Energy flexibility and resilience analysis of demand-side energy efficiency measures within existing residential houses during cold wave event

Using the behind-meter data, this study applied a comparison and optimization-based framework to evaluate the energy flexibility and resilience of distributed energy resources within existing houses during cold wave event. Comparative analysis demonstrates the effectiveness of high envelope insulation level in improving energy resilience, identifies impacts of distributed energy resources on variations of household electricity demand. Specifically, a 14.6% reduction in the median value of the normalized load of building group with low U-values, implementations of cogeneration system effectively suppressed variations of electricity load. Dynamic energy performances of on-site generators are evaluated based on high resolution data, energy flexibility of domestic hot water and thermostatically controlled loads were investigated through built demand response model.
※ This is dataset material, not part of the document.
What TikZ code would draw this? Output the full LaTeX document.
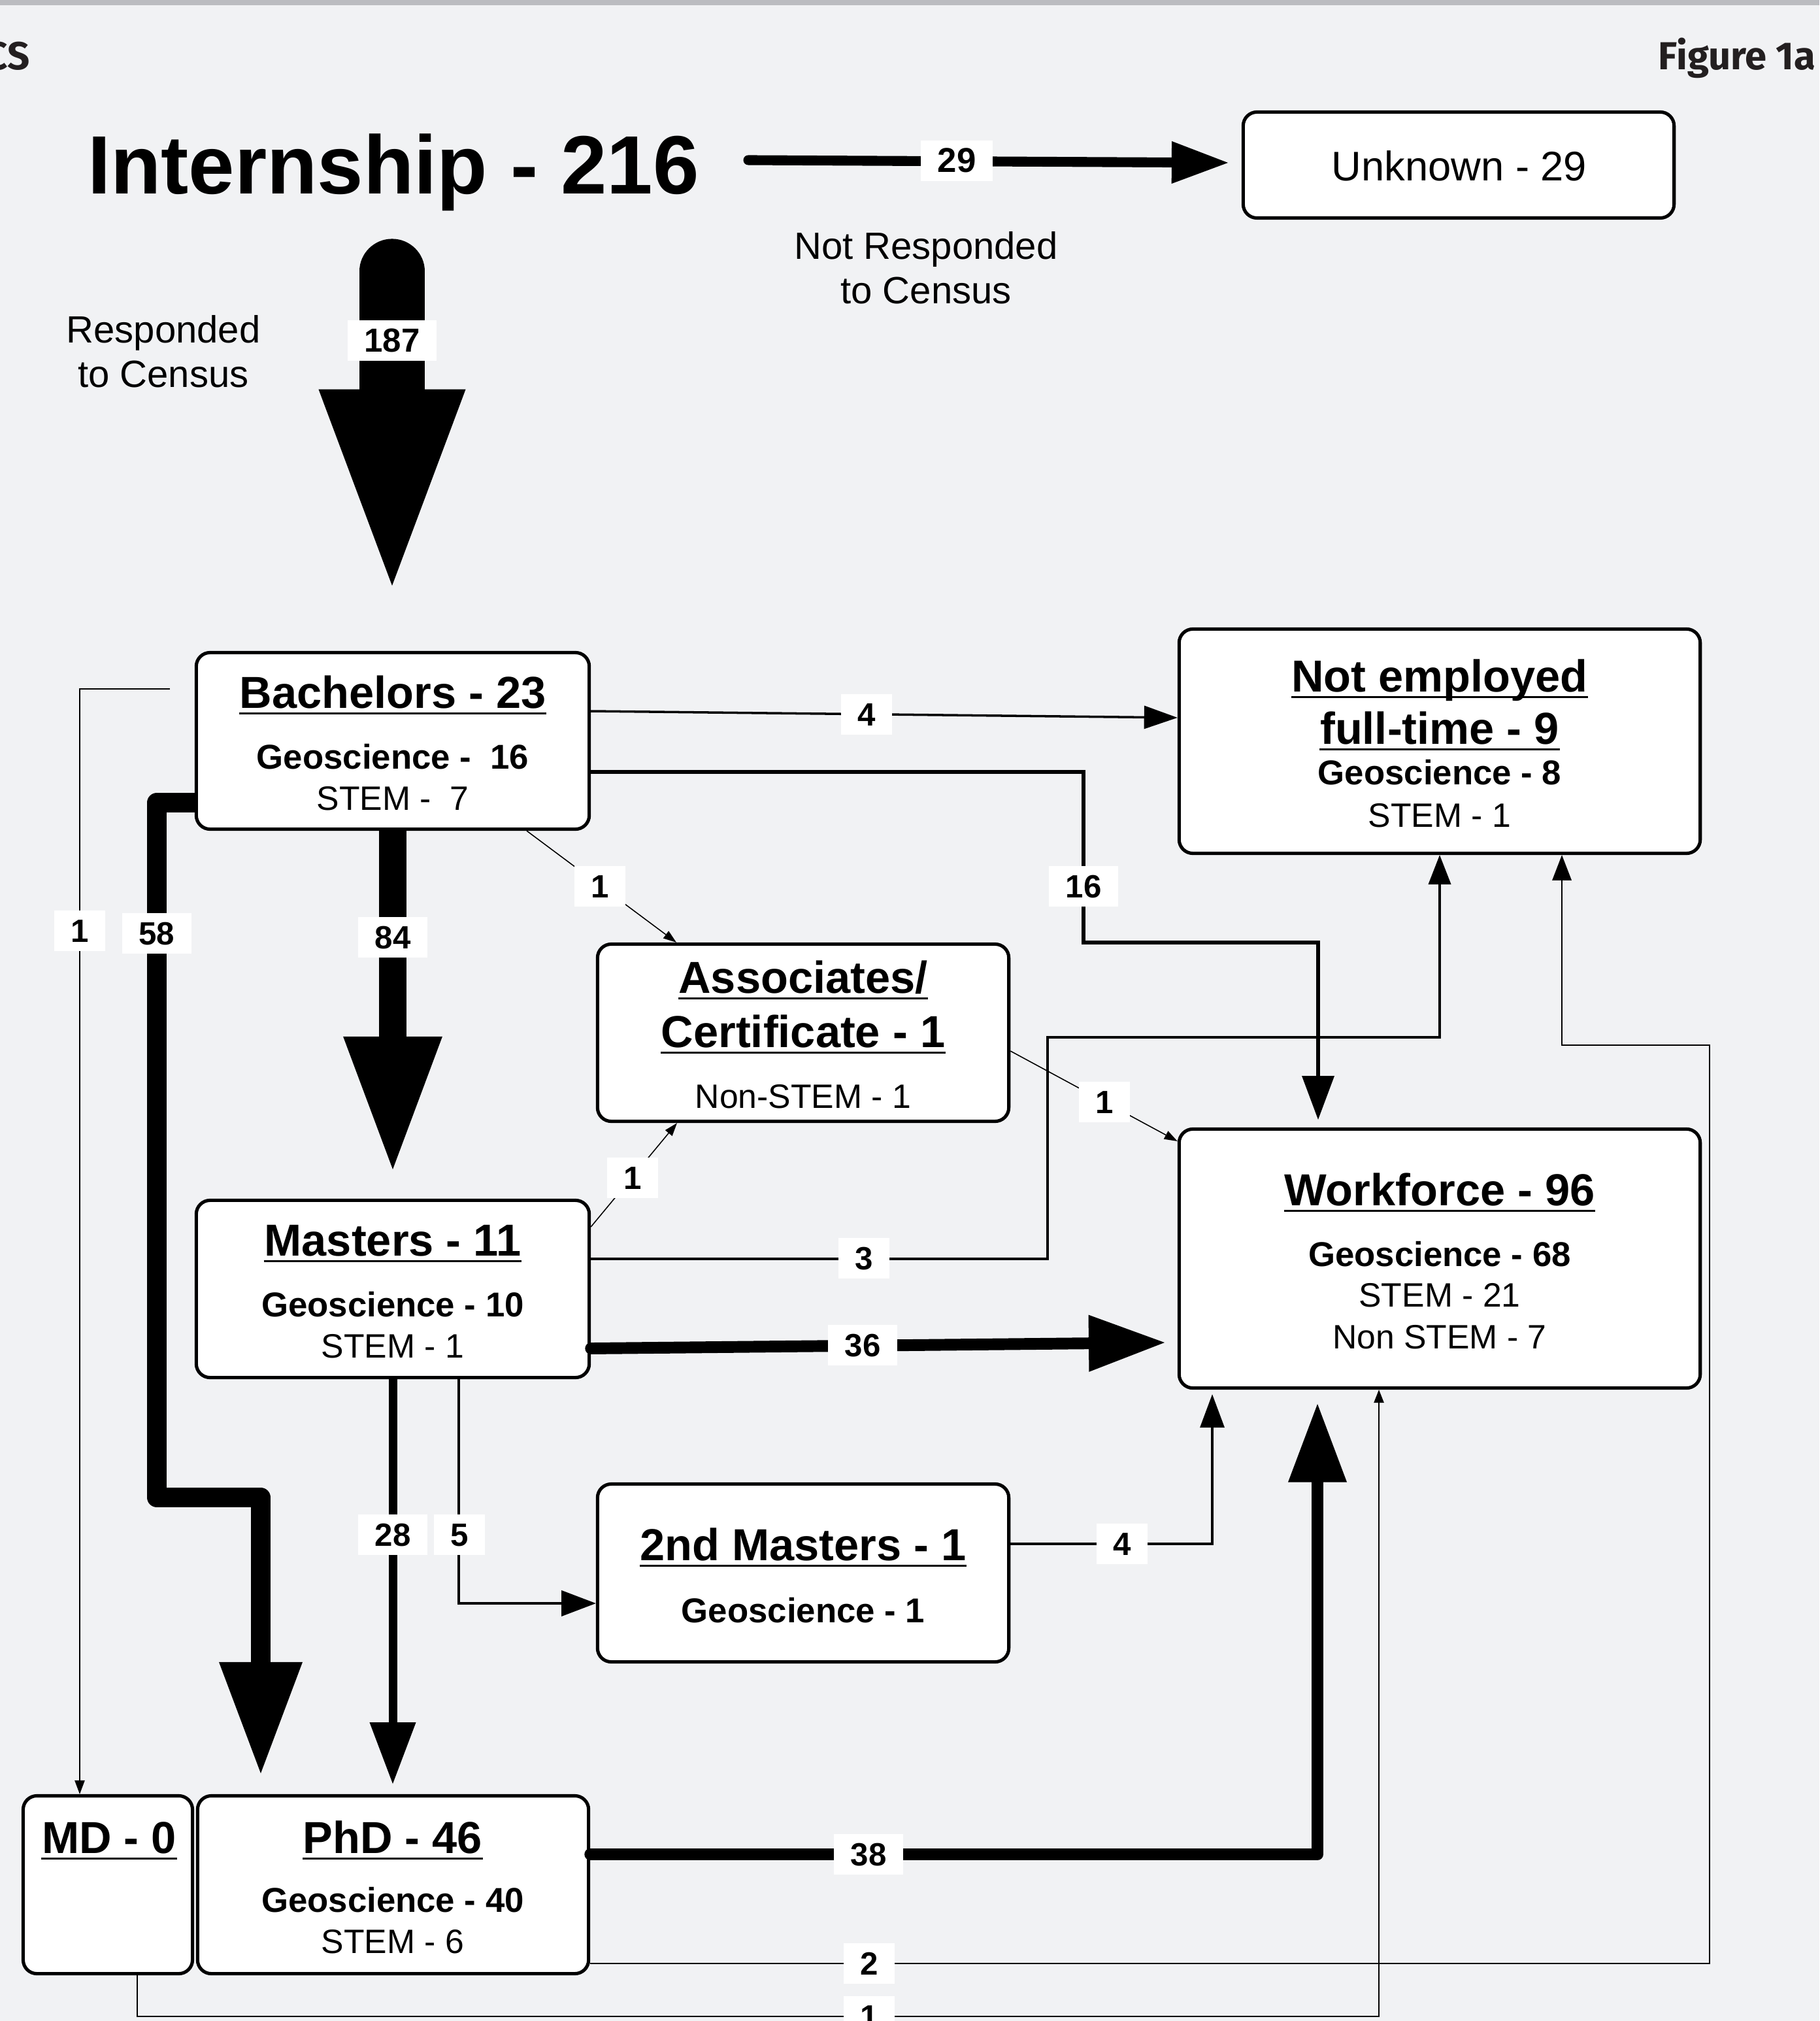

Results reveal that electrifying hot water demand offers additional power flexibility, the integration of fuel cell cogeneration system has proven to be an efficient energy resource, enabling on-site generation of both electricity and hot water, substantially reducing grid import. The extreme cold event resulted in significant spikes in space heating power consumption. The optimization results demonstrate that reducing the indoor setpoint temperature effectively decreases daily power consumption by approximately 5.0% per degree Celsius. These findings help acquire better understanding of interconnections between energy efficiency and resilience of residential energy-efficient measures.